Una tegola è caduta sulla testa dell’assessore all’agricoltura della Regione siciliana, ma soprattutto sull’Autorità di Gestione del Psr Sicilia 2014-2020. Un macigno che pesa la bellezza di 260 milioni di euro, visto che è questa la dotazione complessiva destinata ai giovani imprenditori dal Piano di sviluppo rurale. La somma comprende le risorse appostate sulla misura 6.1 e sulle misure collegate della 4.1 (investimenti), della 6.4a (agriturismo) e della 8.1 (forestazione). Somme che adesso potrebbero essere oggetto di disimpegno: un lusso che la Sicilia non può davvero permettersi.
Ma che cosa è accaduto? Si tratta di una vicenda complessa, conclusasi per ora con il provvedimento emanato dal Tar Sicilia il 4 dicembre con il quale viene sospesa l’efficacia dell’ultimo elenco dei beneficiari; elenco che era stato approvato con decreto del dirigente generale n. 1606 del 31 luglio, e aggiornato poi con il ddg n. 2473 del 3 ottobre. Sulla base di questi due atti sono stati già emessi i primi decreti di finanziamento: 800 sui 1.600 totali. E per molti di questi si sta procedendo con le anticipazioni.
La Regione annuncia opposizione
Il provvedimento del Tar non è andato giù ai vertici della Regione: «Ricorreremo contro questa ordinanza presso il Consiglio di Giustizia Amministrativa», ha dichiarato subito l’assessore all’Agricoltura, Edy Bandiera. Troppo alta, infatti, è la posta in gioco. Con il recente pronunciamento della giustizia amministrativa di fatto viene “riabilitato” il ddg n. 766 dello scorso 30 aprile, che approvava gli elenchi regionali definitivi dei beneficiari.
Proprio quello che era stato sospeso con un provvedimento dell’Autorità di Gestione del Psr, firmato dal dirigente generale Dario Cartabellotta. Alla luce dei numerosi ricorsi e per velocizzare l’iter, l’intervento del dirigente (che peraltro si era appena insediato a capo del dipartimento agricoltura) aveva “aperto” una finestra di un mese per fruire della possibilità del soccorso istruttorio, procedura mai considerata fino ad allora.
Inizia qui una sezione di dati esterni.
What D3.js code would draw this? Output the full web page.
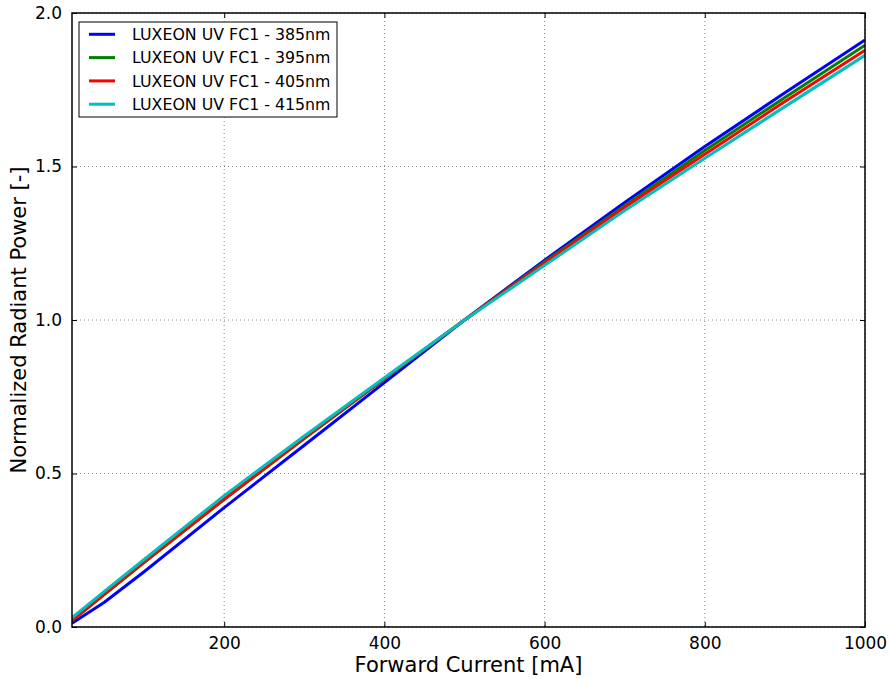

Gli effetti del ricorso al Tar
Al soccorso istruttorio hanno aderito ben 999 beneficiari e il risultato è stato un vero proprio stravolgimento dell’elenco. Cosa che per qualcuno si è tradotta nello scivolamento al di là delle posizioni più ambite, quelle che avrebbero assicurato il completo finanziamento dei progetti più complessi e articolati, attinenti tutte e tre le misure per gli investimenti: la 6.4a, la 4.1 e la 8.1.
C’è da ricordare, poi, che le procedure del Psr prevedono che, qualora le dotazioni per le diverse misure dedicate agli investimenti non siano sufficienti, i giovani che vogliono insediarsi e che hanno presentato domanda per progetti di tipo “misto”, devono provvedere a finanziare l’intero piano aziendale con fondi propri anche per la parte non finanziabile.
Così è accaduto che alcuni ricorrenti, dall’iniziale posizione ai vertici della graduatoria, con l’ok al nuovo elenco, siano scivolati nelle posizioni di coda, tra i non finanziabili parzialmente o addirittura totalmente. Da qui, l’ennesima querelle.
Difetto d'istruttoria
“Ad una prima sommaria cognizione”, secondo il Tar “il ricorso appare assistito da adeguato fumus boni juris, quanto meno con riferimento alla censura avente ad oggetto il difetto d’istruttoria”. Dalle carte presentate dai ricorrenti, infatti - si legge nell’ordinanza del Tar - emerge “in maniera chiara ed evidente che il gruppo di lavoro e l’Autorità di gestione si sono limitate a confermare il punteggio che i 999 soggetti, che avevano presentato istanze di riesame, si erano autoattribuiti, senza compiere nessuna verifica nemmeno minimale, al solo scopo di pubblicare velocemente la nuova graduatoria definitiva per consentire il raggiungimento degli obiettivi di spesa ed evitare il disimpegno delle somme da parte dell’Unione europea”.
Nel ricorso poi, era stato evidenziato come l’attività di riesame sia stata svolta nell’arco di solo due settimane (in realtà sono state quattro) da un numero comunque ristretto di persone (il gruppo di lavoro è formato da quattro dirigenti dell’assessorato), tanto da far affermare ai ricorrenti come “un numero così consistente di domande non possa essere stato vagliato correttamente in un arco temporale così ristretto”. Inutile dire che almeno per i ricorrenti si dà per scontato che l’efficienza non possa essere prerogativa della burocrazia siciliana.